Starting at the line that contains "Clone this chart in Plotly." and stopping at the line that contains "import plotly.graph_objects as go", repeat every line exactly, the two end lines included, and nothing else.

Data lines =
******************************
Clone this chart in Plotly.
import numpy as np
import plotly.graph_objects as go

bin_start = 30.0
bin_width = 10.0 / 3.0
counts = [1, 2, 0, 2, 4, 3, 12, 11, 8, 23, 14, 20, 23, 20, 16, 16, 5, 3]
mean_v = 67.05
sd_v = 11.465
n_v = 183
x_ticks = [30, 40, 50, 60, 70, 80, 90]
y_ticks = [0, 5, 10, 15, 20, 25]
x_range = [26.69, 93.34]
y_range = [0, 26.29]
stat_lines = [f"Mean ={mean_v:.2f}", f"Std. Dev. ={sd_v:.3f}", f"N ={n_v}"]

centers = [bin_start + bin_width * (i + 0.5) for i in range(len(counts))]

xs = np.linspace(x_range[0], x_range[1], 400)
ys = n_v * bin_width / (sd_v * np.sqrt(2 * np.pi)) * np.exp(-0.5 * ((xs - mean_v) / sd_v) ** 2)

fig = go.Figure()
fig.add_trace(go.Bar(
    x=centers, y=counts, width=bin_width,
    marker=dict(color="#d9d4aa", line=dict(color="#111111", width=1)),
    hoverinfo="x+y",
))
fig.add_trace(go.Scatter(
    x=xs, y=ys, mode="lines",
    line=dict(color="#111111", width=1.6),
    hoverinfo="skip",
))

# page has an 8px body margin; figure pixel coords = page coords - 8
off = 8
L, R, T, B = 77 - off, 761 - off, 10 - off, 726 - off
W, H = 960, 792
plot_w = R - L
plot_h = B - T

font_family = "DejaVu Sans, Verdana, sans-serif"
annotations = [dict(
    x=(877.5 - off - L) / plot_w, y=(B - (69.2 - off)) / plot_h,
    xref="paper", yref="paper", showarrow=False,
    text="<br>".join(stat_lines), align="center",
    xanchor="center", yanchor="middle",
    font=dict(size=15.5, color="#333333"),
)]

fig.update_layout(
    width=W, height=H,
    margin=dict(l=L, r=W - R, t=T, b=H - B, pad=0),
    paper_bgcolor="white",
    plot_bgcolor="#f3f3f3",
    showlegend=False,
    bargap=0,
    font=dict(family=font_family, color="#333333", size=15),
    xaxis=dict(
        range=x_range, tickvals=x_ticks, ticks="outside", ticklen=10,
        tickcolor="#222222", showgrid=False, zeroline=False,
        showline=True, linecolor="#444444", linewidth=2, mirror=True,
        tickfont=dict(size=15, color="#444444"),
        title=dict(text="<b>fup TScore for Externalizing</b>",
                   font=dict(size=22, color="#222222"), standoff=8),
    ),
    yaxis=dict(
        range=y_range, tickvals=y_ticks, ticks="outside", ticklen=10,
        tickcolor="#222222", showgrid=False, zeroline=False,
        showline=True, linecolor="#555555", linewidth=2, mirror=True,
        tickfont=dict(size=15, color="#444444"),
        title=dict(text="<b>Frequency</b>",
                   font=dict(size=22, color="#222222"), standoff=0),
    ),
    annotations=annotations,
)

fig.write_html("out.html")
******************************
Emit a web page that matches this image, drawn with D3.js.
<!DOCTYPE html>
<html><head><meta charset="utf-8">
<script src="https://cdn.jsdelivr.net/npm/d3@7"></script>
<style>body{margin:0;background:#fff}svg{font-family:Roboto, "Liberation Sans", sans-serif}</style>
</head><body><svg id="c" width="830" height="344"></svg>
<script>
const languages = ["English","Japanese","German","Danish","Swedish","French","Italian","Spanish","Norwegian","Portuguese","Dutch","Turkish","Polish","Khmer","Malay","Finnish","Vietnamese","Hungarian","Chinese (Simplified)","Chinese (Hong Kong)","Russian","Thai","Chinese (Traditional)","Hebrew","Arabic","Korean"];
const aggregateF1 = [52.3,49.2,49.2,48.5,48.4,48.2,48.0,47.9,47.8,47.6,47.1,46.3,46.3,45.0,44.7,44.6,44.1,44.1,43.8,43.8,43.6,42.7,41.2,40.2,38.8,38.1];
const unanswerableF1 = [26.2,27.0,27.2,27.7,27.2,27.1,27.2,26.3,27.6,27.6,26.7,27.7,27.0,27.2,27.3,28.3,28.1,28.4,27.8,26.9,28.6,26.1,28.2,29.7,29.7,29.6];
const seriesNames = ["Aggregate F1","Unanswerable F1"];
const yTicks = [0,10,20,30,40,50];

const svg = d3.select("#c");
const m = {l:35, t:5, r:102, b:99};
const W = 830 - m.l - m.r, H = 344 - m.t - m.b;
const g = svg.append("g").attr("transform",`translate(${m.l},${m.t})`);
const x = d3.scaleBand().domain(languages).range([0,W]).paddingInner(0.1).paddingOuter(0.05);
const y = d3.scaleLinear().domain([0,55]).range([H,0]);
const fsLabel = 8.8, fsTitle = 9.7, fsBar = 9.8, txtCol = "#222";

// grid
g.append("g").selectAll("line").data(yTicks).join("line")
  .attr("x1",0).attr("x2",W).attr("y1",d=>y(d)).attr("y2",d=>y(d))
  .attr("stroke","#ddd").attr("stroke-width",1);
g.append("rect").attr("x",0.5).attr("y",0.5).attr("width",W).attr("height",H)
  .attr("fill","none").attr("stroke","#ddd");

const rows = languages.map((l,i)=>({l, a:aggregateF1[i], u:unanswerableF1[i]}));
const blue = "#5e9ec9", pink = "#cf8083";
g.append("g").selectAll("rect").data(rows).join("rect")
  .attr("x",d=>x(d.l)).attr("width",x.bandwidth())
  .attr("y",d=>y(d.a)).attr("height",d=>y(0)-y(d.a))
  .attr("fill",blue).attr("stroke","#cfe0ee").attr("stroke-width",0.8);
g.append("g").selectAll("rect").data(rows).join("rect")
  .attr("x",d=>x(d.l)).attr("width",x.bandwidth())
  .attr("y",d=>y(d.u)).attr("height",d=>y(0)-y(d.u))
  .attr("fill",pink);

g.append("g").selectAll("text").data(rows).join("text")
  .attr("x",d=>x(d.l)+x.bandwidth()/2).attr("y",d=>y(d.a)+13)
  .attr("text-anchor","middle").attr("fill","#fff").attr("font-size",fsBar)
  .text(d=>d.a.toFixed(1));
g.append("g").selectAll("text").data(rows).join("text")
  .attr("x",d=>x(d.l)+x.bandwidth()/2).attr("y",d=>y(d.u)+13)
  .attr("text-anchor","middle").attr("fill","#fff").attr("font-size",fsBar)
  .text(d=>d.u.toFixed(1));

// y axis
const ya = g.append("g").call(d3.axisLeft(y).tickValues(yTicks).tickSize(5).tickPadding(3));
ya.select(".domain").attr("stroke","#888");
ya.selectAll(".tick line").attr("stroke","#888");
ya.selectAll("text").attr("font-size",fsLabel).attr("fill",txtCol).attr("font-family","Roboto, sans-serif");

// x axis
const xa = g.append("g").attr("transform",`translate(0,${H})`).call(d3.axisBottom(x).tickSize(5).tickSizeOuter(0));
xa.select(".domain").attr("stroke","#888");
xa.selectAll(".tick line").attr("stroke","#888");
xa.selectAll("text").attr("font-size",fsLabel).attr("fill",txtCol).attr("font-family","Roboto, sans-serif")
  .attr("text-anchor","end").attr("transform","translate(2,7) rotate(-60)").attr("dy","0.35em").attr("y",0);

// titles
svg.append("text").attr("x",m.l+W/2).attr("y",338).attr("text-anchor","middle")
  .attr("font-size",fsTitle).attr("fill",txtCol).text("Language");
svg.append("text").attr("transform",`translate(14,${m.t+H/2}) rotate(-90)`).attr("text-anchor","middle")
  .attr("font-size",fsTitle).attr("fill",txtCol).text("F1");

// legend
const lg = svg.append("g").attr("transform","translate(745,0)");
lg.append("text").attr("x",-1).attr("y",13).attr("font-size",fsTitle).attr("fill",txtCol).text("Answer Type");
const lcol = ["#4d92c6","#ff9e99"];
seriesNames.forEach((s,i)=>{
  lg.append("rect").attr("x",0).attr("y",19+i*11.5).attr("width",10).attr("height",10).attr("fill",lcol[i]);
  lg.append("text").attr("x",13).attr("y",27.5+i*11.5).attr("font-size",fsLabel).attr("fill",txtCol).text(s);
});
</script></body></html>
******************************
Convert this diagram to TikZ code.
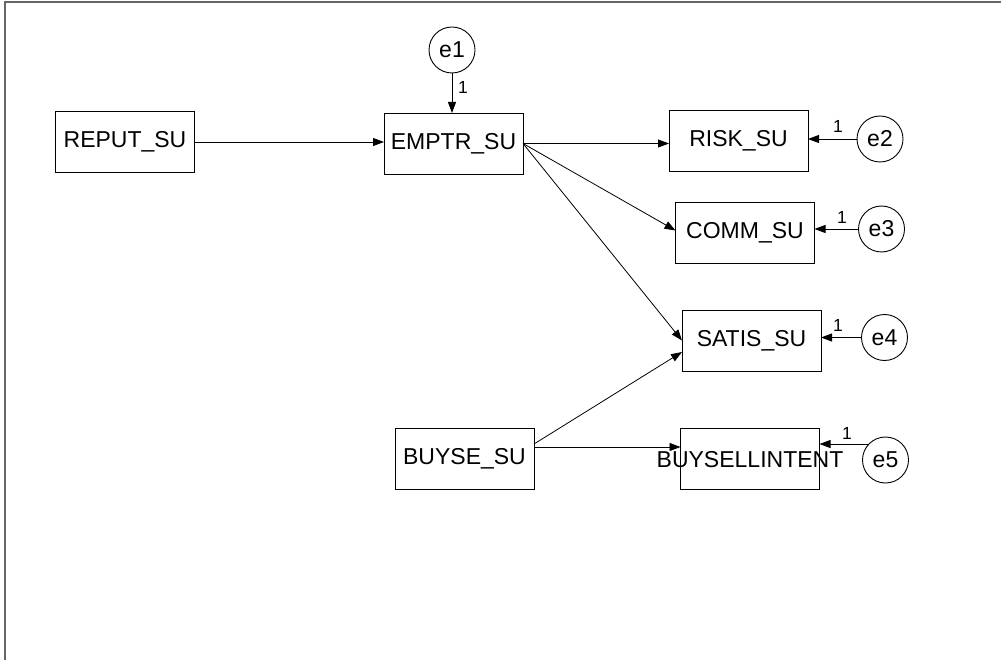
******************************
Solution to this task =
Clone this chart in Plotly.
import numpy as np
import plotly.graph_objects as go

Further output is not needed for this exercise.